Basically, they are regional representatives chosen by Her Majesty the Queen.
What are their duties?
Their main duty is to uphold the dignity of the Crown and as well as spending time with voluntary organisations they take a keen interest in local businesses.
They arrange visits for the Royal Family, escort Royal visitors and present medals and awards within their lieutenancy. This includes presenting a crystal chalice and grants of appointment (certificates of merit) to Queen’s Awards winners which generally take place in the workplace of the winner. They are supported by a Vice Lord-Lieutenant and by a network of Deputy Lieutenants (DLs).
I was invited by the Lord-Lieutenants to attend 2 events in the West Midlands in early May. I will blog about the first visit this week and do a follow up blog in the next couple of weeks.
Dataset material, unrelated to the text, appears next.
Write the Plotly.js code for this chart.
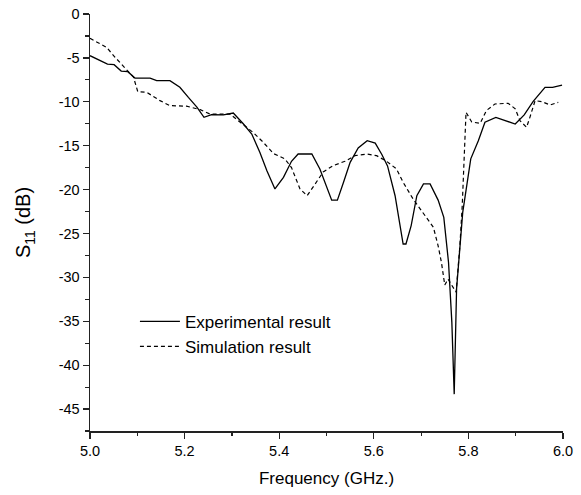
<!DOCTYPE html>
<html>
<head>
<meta charset="utf-8">
<script src="https://cdn.plot.ly/plotly-3.0.1.min.js"></script>
<style>html,body{margin:0;padding:0;background:#fff;}#chart{width:581px;height:495px;}</style>
</head>
<body>
<div id="chart"></div>
<script>
// Experimental result (solid)
const expFreq = [5.000,5.021,5.037,5.051,5.066,5.080,5.095,5.127,5.141,5.169,5.190,5.208,5.226,5.241,5.257,5.282,5.303,5.324,5.342,5.359,5.374,5.391,5.409,5.426,5.440,5.469,5.486,5.511,5.523,5.536,5.550,5.567,5.586,5.603,5.617,5.629,5.645,5.662,5.668,5.679,5.691,5.705,5.719,5.736,5.748,5.758,5.765,5.770,5.775,5.788,5.805,5.821,5.835,5.858,5.899,5.918,5.937,5.962,5.978,5.998];
const expS11  = [-4.75,-5.24,-5.70,-5.77,-6.50,-6.57,-7.30,-7.30,-7.60,-7.60,-8.35,-9.50,-10.60,-11.77,-11.47,-11.50,-11.28,-12.50,-13.67,-15.75,-17.85,-19.93,-18.60,-16.78,-15.95,-15.95,-17.65,-21.20,-21.20,-19.17,-16.90,-15.26,-14.43,-14.70,-16.00,-17.30,-20.70,-26.20,-26.20,-24.10,-20.70,-19.36,-19.36,-21.20,-23.16,-28.30,-35.10,-43.30,-31.30,-22.60,-16.50,-14.43,-12.33,-11.77,-12.53,-11.50,-9.95,-8.35,-8.35,-8.09];
// Simulation result (dashed)
const simFreq = [5.000,5.035,5.053,5.078,5.092,5.101,5.120,5.148,5.169,5.204,5.233,5.254,5.296,5.317,5.345,5.366,5.388,5.412,5.426,5.444,5.459,5.476,5.493,5.514,5.539,5.560,5.585,5.606,5.627,5.648,5.662,5.683,5.712,5.726,5.736,5.743,5.750,5.757,5.774,5.782,5.787,5.789,5.795,5.807,5.825,5.838,5.856,5.884,5.899,5.909,5.923,5.930,5.941,5.955,5.973,5.990];
const simS11  = [-2.77,-3.80,-4.93,-6.45,-7.20,-8.85,-8.92,-9.87,-10.44,-10.50,-10.90,-11.40,-11.40,-12.30,-13.50,-14.60,-15.90,-16.50,-17.50,-19.93,-20.70,-19.36,-18.00,-17.27,-16.78,-16.14,-15.95,-16.14,-16.78,-17.65,-19.17,-21.07,-23.16,-24.30,-26.40,-28.30,-30.87,-30.20,-31.70,-26.40,-21.80,-18.80,-11.20,-12.30,-12.45,-11.00,-10.25,-10.17,-10.80,-12.15,-12.90,-11.77,-9.87,-9.98,-10.36,-10.06];

const seriesNames = ["Experimental result", "Simulation result"];
const xTickVals = [5.0,5.2,5.4,5.6,5.8,6.0];
const xTickText = ["5.0","5.2","5.4","5.6","5.8","6.0"];
const yTickVals = [0,-5,-10,-15,-20,-25,-30,-35,-40,-45];
const yTickText = ["0","-5","-10","-15","-20","-25","-30","-35","-40","-45"];

const font = "Liberation Sans, Arial, sans-serif";
const traces = [
  {x: expFreq, y: expS11, name: seriesNames[0], mode: "lines", line: {color: "#000", width: 1.3}},
  {x: simFreq, y: simS11, name: seriesNames[1], mode: "lines", line: {color: "#000", width: 1.2, dash: "4px,3px"}}
];
const axisCommon = {
  showgrid: false, zeroline: false, showline: true, linecolor: "#222", linewidth: 1.5,
  ticks: "outside", ticklen: 6, tickwidth: 1.3, tickcolor: "#222",
  tickfont: {family: font, size: 14.5, color: "#000"},
  minor: {ticks: "outside", ticklen: 3.5, tickwidth: 1.2, tickcolor: "#222"}
};
const layout = {
  width: 581, height: 495,
  margin: {l: 90, r: 18, t: 14, b: 64},
  paper_bgcolor: "#fff", plot_bgcolor: "#fff",
  font: {family: font, color: "#000"},
  showlegend: true,
  legend: {x: 0.095, y: 0.305, xanchor: "left", yanchor: "top", bgcolor: "rgba(0,0,0,0)",
           itemwidth: 40, font: {family: font, size: 17, color: "#000"}, tracegroupgap: 0},
  xaxis: Object.assign({}, axisCommon, {
    range: [5.0, 6.0], tickvals: xTickVals, ticktext: xTickText,
    minor: Object.assign({}, axisCommon.minor, {dtick: 0.1, tick0: 5.0}),
    title: {text: "Frequency (GHz.)", font: {family: font, size: 17, color: "#000"}, standoff: 14}
  }),
  yaxis: Object.assign({}, axisCommon, {
    range: [-47.5, 0], tickvals: yTickVals, ticktext: yTickText,
    minor: Object.assign({}, axisCommon.minor, {dtick: 2.5, tick0: 0}),
    title: {text: "S<sub>11</sub> (dB)", font: {family: font, size: 20, color: "#000"}, standoff: 22}
  })
};
Plotly.newPlot("chart", traces, layout, {staticPlot: true, displayModeBar: false});
</script>
</body>
</html>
On 1 May I went to Birmingham to meet up with Martin Tunstall (Clerk to the West Midlands Lieutenancy), James Leavesley (DL Staffordshire) and a group of highly successful local businessmen with the aim of raising the West Midlands applications to the Awards. Our host was Stewart Towe (Group Managing Director of Hadley Industries Holdings Ltd and a former High Sheriff for the West Midlands). Before our meeting Stewart delivered some fascinating background about Hadley and showed us the product for which they have received a Queen’s Award for Enterprise (Innovation). Their revolutionary ‘UltraSTEEL’ strengthens steel without adding additional weight. This has huge implications for transport and storage costs. If I understood correctly the steel posts Stewart showed to Martin and me could be used in France as vineyard supports or in Australia to keep kangaroos off the highways!
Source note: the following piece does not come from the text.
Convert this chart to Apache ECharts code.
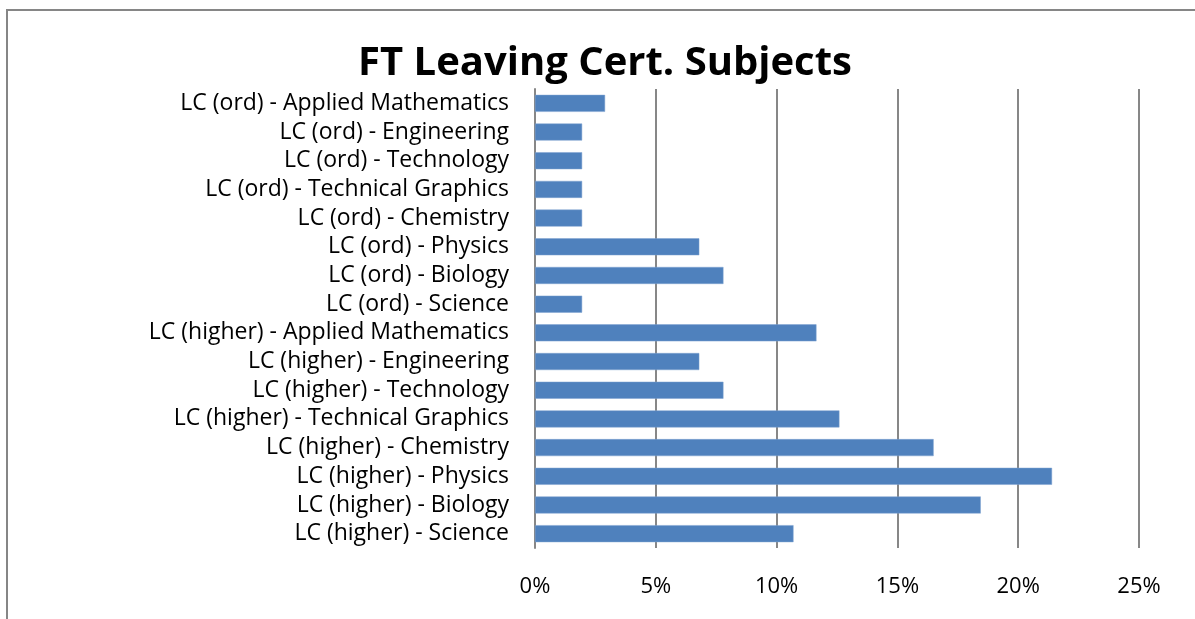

We spoke about how the Queen’s Awards for Enterprise was celebrating 50 years which coincidentally is also the 50th birthday for Hadley Industries.
I shared our current marketing and communications plans for engaging potential audiences by tweeting, blogging, and visiting winners to record their advice for companies thinking about entering the Queen’s Awards or submitting nominations for entrepreneurs. We have a new film which gives the viewer a 3 minute overview of the Awards.
The main thing I carried away from this meeting was Stewart offering the use of the person who drafted the successful application for Hadley Industries if other West Midlands’ companies need advice on the form filling process. Stewart made time in his busy day to pick up Martin and me and drive us both between the station and 'Hadley' then back again after the meeting. It was a grey, drizzly day but I remember thinking there’s some nice people in the world, especially in Birmingham and the black country.